Work to complete:
Set every record down verbatim and omit the pictures.

Provided records:

══════════════════════════════

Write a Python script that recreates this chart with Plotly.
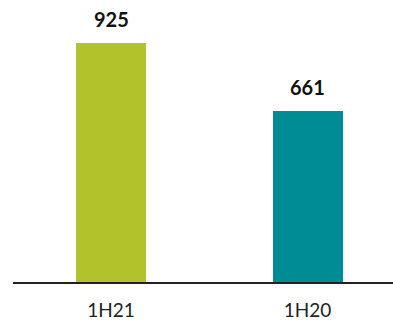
import plotly.graph_objects as go

categories = ["1H21", "1H20"]
values = [925, 661]
colors = ["#B2C22A", "#008C95"]

fig = go.Figure(go.Bar(
    x=categories, y=values,
    marker=dict(color=colors, line=dict(width=0)),
    width=0.356,
    cliponaxis=False,
    hoverinfo="skip",
))

for c, v in zip(categories, values):
    fig.add_annotation(
        x=c, y=v, text=f"<b>{v}</b>", showarrow=False,
        xanchor="center", yanchor="bottom", yshift=10,
        font=dict(family="Lato", size=20, color="#111111"),
    )

fig.update_layout(
    width=393, height=323,
    margin=dict(l=13, r=0, t=24, b=41),
    paper_bgcolor="white", plot_bgcolor="white",
    showlegend=False,
    bargap=0,
    xaxis=dict(
        range=[-0.499, 1.435],
        showline=True, linecolor="#222222", linewidth=2,
        showgrid=False, ticks="",
        tickfont=dict(family="Lato", size=19, color="#222222"),
        ticklabelstandoff=10,
    ),
    yaxis=dict(range=[0, 1000], visible=False, showgrid=False, zeroline=False),
)

fig.write_html(
    "out.html",
    config={"displayModeBar": False},
    post_script="document.body.style.margin='0';document.body.style.padding='0';",
)
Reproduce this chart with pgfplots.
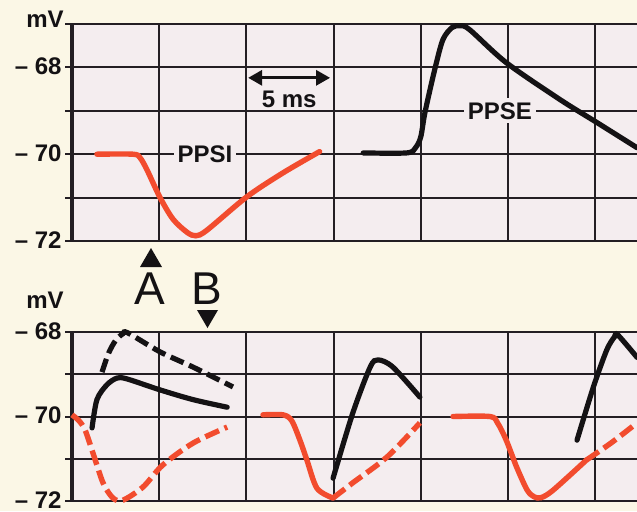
\documentclass[border=0pt]{standalone}
\usepackage{fontspec}
\setmainfont{Liberation Sans}
\usepackage{pgfplots}
\pgfplotsset{compat=1.18}
\usetikzlibrary{arrows.meta}
\definecolor{outerbg}{RGB}{251,247,230}
\definecolor{gridbg}{RGB}{244,237,239}
\definecolor{gridc}{RGB}{35,30,35}
\definecolor{ppred}{RGB}{242,76,46}
\definecolor{ink}{RGB}{20,18,20}
\pgfplotsset{panel/.style={
  scale only axis, width=282.5pt, xmin=0, xmax=32.4,
  axis background/.style={fill=gridbg},
  axis lines=left, axis line style={-},
  x axis line style={draw=none},
  y axis line style={line width=2pt, color=gridc},
  xtick={0,5,...,30}, xticklabels={{},{},{},{},{},{},{}},
  xtick style={draw=none},
  grid=major, major grid style={line width=1pt, color=gridc},
  tick align=outside, major tick length=3.5pt,
  ytick style={line width=1pt, color=gridc},
  yticklabel style={font=\fontsize{12}{12}\selectfont\bfseries, inner sep=0pt, xshift=-1.5pt, yshift=0.5pt, text=ink},
  clip=false,
}}
\begin{document}
\begin{tikzpicture}
\useasboundingbox (0,0) rectangle (318.5pt,255.5pt);
\fill[outerbg] (0,0) rectangle (318.5pt,255.5pt);
% top panel
\begin{axis}[panel, at={(36pt,135pt)}, anchor=south west, height=108.5pt,
  ymin=-72, ymax=-67, ytick={-72,-71,...,-67},
  yticklabels={{– 72},{},{– 70},{},{– 68},{}}]
\addplot[ppred, line width=2.7pt, line cap=round, smooth, tension=0.5] coordinates {
 (1.43,-70) (3.5,-70) (3.9,-70.08) (4.3,-70.36) (5.05,-71.0) (5.8,-71.5) (6.6,-71.8)
 (7.1,-71.88) (7.74,-71.75) (10.03,-70.98) (12.1,-70.43) (14.2,-69.94)};
\addplot[ink, line width=2.6pt, line cap=round, smooth, tension=0.5] coordinates {
 (16.7,-69.97) (19.2,-69.97) (19.7,-69.85) (20.0,-69.6) (20.24,-69.04) (20.8,-68.05)
 (21.27,-67.36) (21.8,-67.08) (22.25,-67.04) (22.8,-67.13) (24.9,-67.89) (27.98,-68.74)
 (30.1,-69.27) (32.4,-69.85)};
\node[fill=gridbg, inner sep=2pt, text=ink, font=\fontsize{12}{12}\selectfont\bfseries] at (axis cs:7.63,-70) {PPSI};
\node[fill=gridbg, inner sep=2pt, text=ink, font=\fontsize{12}{12}\selectfont\bfseries] at (axis cs:24.54,-69) {PPSE};
\draw[ink, line width=1.5pt, {Triangle[width=7.5pt,length=7pt]}-{Triangle[width=7.5pt,length=7pt]}] (axis cs:10.1,-68.24) -- (axis cs:14.8,-68.24);
\node[text=ink, font=\fontsize{12}{12}\selectfont\bfseries] at (axis cs:12.45,-68.74) {5 ms};
\end{axis}
% bottom panel
\begin{axis}[panel, at={(36pt,5pt)}, anchor=south west, height=84.5pt,
  ymin=-72, ymax=-68, ytick={-72,-71,...,-68},
  yticklabels={{– 72},{},{– 70},{},{– 68}}]
\addplot[ppred, line width=2.7pt, dash pattern=on 7.5pt off 3pt, smooth, tension=0.5] coordinates {
 (0,-69.96) (0.4,-70.1) (0.75,-70.32) (1.2,-70.86) (1.78,-71.57) (2.35,-71.93) (2.92,-71.98)
 (4.07,-71.67) (5.2,-71.15) (6.94,-70.63) (8.9,-70.25)};
\addplot[ink, line width=2.6pt, line cap=round, smooth, tension=0.5] coordinates {
 (1.15,-70.27) (1.43,-69.6) (2.0,-69.25) (2.58,-69.09) (3.15,-69.11) (5.05,-69.37) (6.94,-69.6) (8.9,-69.78)};
\addplot[ink, line width=2.6pt, dash pattern=on 7pt off 3pt, smooth, tension=0.5] coordinates {
 (1.72,-68.95) (2.1,-68.5) (2.5,-68.2) (2.92,-68.04) (3.2,-68.02) (5.05,-68.47) (6.94,-68.83) (9.23,-69.3)};
\addplot[ppred, line width=2.7pt, line cap=round, smooth, tension=0.5] coordinates {
 (10.95,-69.96) (12.1,-69.96) (12.6,-70.1) (13.07,-70.56) (13.47,-71.03) (14.05,-71.7) (14.97,-71.93)};
\addplot[ppred, line width=2.7pt, dash pattern=on 7.5pt off 3pt, smooth, tension=0.5] coordinates {
 (14.97,-71.93) (16.1,-71.57) (18.06,-70.96) (19.95,-70.15)};
\addplot[ink, line width=2.6pt, line cap=round, smooth, tension=0.5] coordinates {
 (14.97,-71.46) (16.1,-69.92) (17.1,-68.83) (17.55,-68.66) (18.4,-68.83) (19.95,-69.54)};
\addplot[ppred, line width=2.7pt, line cap=round, smooth, tension=0.5] coordinates {
 (21.85,-70.0) (23.97,-70.0) (24.4,-70.15) (24.9,-70.56) (25.5,-71.2) (26.1,-71.74) (26.5,-71.9)
 (26.9,-71.92) (27.6,-71.74) (29.5,-71.03)};
\addplot[ppred, line width=2.7pt, dash pattern=on 7.5pt off 3pt, smooth, tension=0.5] coordinates {
 (29.5,-71.03) (31.0,-70.6) (32.4,-70.15)};
\addplot[ink, line width=2.6pt, line cap=round, smooth, tension=0.5] coordinates {
 (28.96,-70.56) (29.9,-69.3) (30.66,-68.43) (31.1,-68.12) (31.3,-68.07) (32.4,-68.6)};
\end{axis}
% units and markers
\node[text=ink, font=\fontsize{12}{12}\selectfont\bfseries] at (22.5pt,246pt) {mV};
\node[text=ink, font=\fontsize{12}{12}\selectfont\bfseries] at (22.5pt,105.5pt) {mV};
\fill[ink] (70pt,122pt) -- (81pt,122pt) -- (75.5pt,131.5pt) -- cycle;
\fill[ink] (98.5pt,100.5pt) -- (109pt,100.5pt) -- (103.75pt,91.5pt) -- cycle;
\node[text=ink, font=\fontsize{23}{23}\selectfont] at (75pt,111pt) {A};
\node[text=ink, font=\fontsize{23}{23}\selectfont] at (103.5pt,111pt) {B};
\end{tikzpicture}
\end{document}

══════════════════════════════

Task answer:
Write a Python script that recreates this chart with Plotly.
import plotly.graph_objects as go

categories = ["1H21", "1H20"]
values = [925, 661]
colors = ["#B2C22A", "#008C95"]

fig = go.Figure(go.Bar(
    x=categories, y=values,
    marker=dict(color=colors, line=dict(width=0)),
    width=0.356,
    cliponaxis=False,
    hoverinfo="skip",
))

for c, v in zip(categories, values):
    fig.add_annotation(
        x=c, y=v, text=f"<b>{v}</b>", showarrow=False,
        xanchor="center", yanchor="bottom", yshift=10,
        font=dict(family="Lato", size=20, color="#111111"),
    )

fig.update_layout(
    width=393, height=323,
    margin=dict(l=13, r=0, t=24, b=41),
    paper_bgcolor="white", plot_bgcolor="white",
    showlegend=False,
    bargap=0,
    xaxis=dict(
        range=[-0.499, 1.435],
        showline=True, linecolor="#222222", linewidth=2,
        showgrid=False, ticks="",
        tickfont=dict(family="Lato", size=19, color="#222222"),
        ticklabelstandoff=10,
    ),
    yaxis=dict(range=[0, 1000], visible=False, showgrid=False, zeroline=False),
)

fig.write_html(
    "out.html",
    config={"displayModeBar": False},
    post_script="document.body.style.margin='0';document.body.style.padding='0';",
)
Reproduce this chart with pgfplots.
\documentclass[border=0pt]{standalone}
\usepackage{fontspec}
\setmainfont{Liberation Sans}
\usepackage{pgfplots}
\pgfplotsset{compat=1.18}
\usetikzlibrary{arrows.meta}
\definecolor{outerbg}{RGB}{251,247,230}
\definecolor{gridbg}{RGB}{244,237,239}
\definecolor{gridc}{RGB}{35,30,35}
\definecolor{ppred}{RGB}{242,76,46}
\definecolor{ink}{RGB}{20,18,20}
\pgfplotsset{panel/.style={
  scale only axis, width=282.5pt, xmin=0, xmax=32.4,
  axis background/.style={fill=gridbg},
  axis lines=left, axis line style={-},
  x axis line style={draw=none},
  y axis line style={line width=2pt, color=gridc},
  xtick={0,5,...,30}, xticklabels={{},{},{},{},{},{},{}},
  xtick style={draw=none},
  grid=major, major grid style={line width=1pt, color=gridc},
  tick align=outside, major tick length=3.5pt,
  ytick style={line width=1pt, color=gridc},
  yticklabel style={font=\fontsize{12}{12}\selectfont\bfseries, inner sep=0pt, xshift=-1.5pt, yshift=0.5pt, text=ink},
  clip=false,
}}
\begin{document}
\begin{tikzpicture}
\useasboundingbox (0,0) rectangle (318.5pt,255.5pt);
\fill[outerbg] (0,0) rectangle (318.5pt,255.5pt);
% top panel
\begin{axis}[panel, at={(36pt,135pt)}, anchor=south west, height=108.5pt,
  ymin=-72, ymax=-67, ytick={-72,-71,...,-67},
  yticklabels={{– 72},{},{– 70},{},{– 68},{}}]
\addplot[ppred, line width=2.7pt, line cap=round, smooth, tension=0.5] coordinates {
 (1.43,-70) (3.5,-70) (3.9,-70.08) (4.3,-70.36) (5.05,-71.0) (5.8,-71.5) (6.6,-71.8)
 (7.1,-71.88) (7.74,-71.75) (10.03,-70.98) (12.1,-70.43) (14.2,-69.94)};
\addplot[ink, line width=2.6pt, line cap=round, smooth, tension=0.5] coordinates {
 (16.7,-69.97) (19.2,-69.97) (19.7,-69.85) (20.0,-69.6) (20.24,-69.04) (20.8,-68.05)
 (21.27,-67.36) (21.8,-67.08) (22.25,-67.04) (22.8,-67.13) (24.9,-67.89) (27.98,-68.74)
 (30.1,-69.27) (32.4,-69.85)};
\node[fill=gridbg, inner sep=2pt, text=ink, font=\fontsize{12}{12}\selectfont\bfseries] at (axis cs:7.63,-70) {PPSI};
\node[fill=gridbg, inner sep=2pt, text=ink, font=\fontsize{12}{12}\selectfont\bfseries] at (axis cs:24.54,-69) {PPSE};
\draw[ink, line width=1.5pt, {Triangle[width=7.5pt,length=7pt]}-{Triangle[width=7.5pt,length=7pt]}] (axis cs:10.1,-68.24) -- (axis cs:14.8,-68.24);
\node[text=ink, font=\fontsize{12}{12}\selectfont\bfseries] at (axis cs:12.45,-68.74) {5 ms};
\end{axis}
% bottom panel
\begin{axis}[panel, at={(36pt,5pt)}, anchor=south west, height=84.5pt,
  ymin=-72, ymax=-68, ytick={-72,-71,...,-68},
  yticklabels={{– 72},{},{– 70},{},{– 68}}]
\addplot[ppred, line width=2.7pt, dash pattern=on 7.5pt off 3pt, smooth, tension=0.5] coordinates {
 (0,-69.96) (0.4,-70.1) (0.75,-70.32) (1.2,-70.86) (1.78,-71.57) (2.35,-71.93) (2.92,-71.98)
 (4.07,-71.67) (5.2,-71.15) (6.94,-70.63) (8.9,-70.25)};
\addplot[ink, line width=2.6pt, line cap=round, smooth, tension=0.5] coordinates {
 (1.15,-70.27) (1.43,-69.6) (2.0,-69.25) (2.58,-69.09) (3.15,-69.11) (5.05,-69.37) (6.94,-69.6) (8.9,-69.78)};
\addplot[ink, line width=2.6pt, dash pattern=on 7pt off 3pt, smooth, tension=0.5] coordinates {
 (1.72,-68.95) (2.1,-68.5) (2.5,-68.2) (2.92,-68.04) (3.2,-68.02) (5.05,-68.47) (6.94,-68.83) (9.23,-69.3)};
\addplot[ppred, line width=2.7pt, line cap=round, smooth, tension=0.5] coordinates {
 (10.95,-69.96) (12.1,-69.96) (12.6,-70.1) (13.07,-70.56) (13.47,-71.03) (14.05,-71.7) (14.97,-71.93)};
\addplot[ppred, line width=2.7pt, dash pattern=on 7.5pt off 3pt, smooth, tension=0.5] coordinates {
 (14.97,-71.93) (16.1,-71.57) (18.06,-70.96) (19.95,-70.15)};
\addplot[ink, line width=2.6pt, line cap=round, smooth, tension=0.5] coordinates {
 (14.97,-71.46) (16.1,-69.92) (17.1,-68.83) (17.55,-68.66) (18.4,-68.83) (19.95,-69.54)};
\addplot[ppred, line width=2.7pt, line cap=round, smooth, tension=0.5] coordinates {
 (21.85,-70.0) (23.97,-70.0) (24.4,-70.15) (24.9,-70.56) (25.5,-71.2) (26.1,-71.74) (26.5,-71.9)
 (26.9,-71.92) (27.6,-71.74) (29.5,-71.03)};
\addplot[ppred, line width=2.7pt, dash pattern=on 7.5pt off 3pt, smooth, tension=0.5] coordinates {
 (29.5,-71.03) (31.0,-70.6) (32.4,-70.15)};
\addplot[ink, line width=2.6pt, line cap=round, smooth, tension=0.5] coordinates {
 (28.96,-70.56) (29.9,-69.3) (30.66,-68.43) (31.1,-68.12) (31.3,-68.07) (32.4,-68.6)};
\end{axis}
% units and markers
\node[text=ink, font=\fontsize{12}{12}\selectfont\bfseries] at (22.5pt,246pt) {mV};
\node[text=ink, font=\fontsize{12}{12}\selectfont\bfseries] at (22.5pt,105.5pt) {mV};
\fill[ink] (70pt,122pt) -- (81pt,122pt) -- (75.5pt,131.5pt) -- cycle;
\fill[ink] (98.5pt,100.5pt) -- (109pt,100.5pt) -- (103.75pt,91.5pt) -- cycle;
\node[text=ink, font=\fontsize{23}{23}\selectfont] at (75pt,111pt) {A};
\node[text=ink, font=\fontsize{23}{23}\selectfont] at (103.5pt,111pt) {B};
\end{tikzpicture}
\end{document}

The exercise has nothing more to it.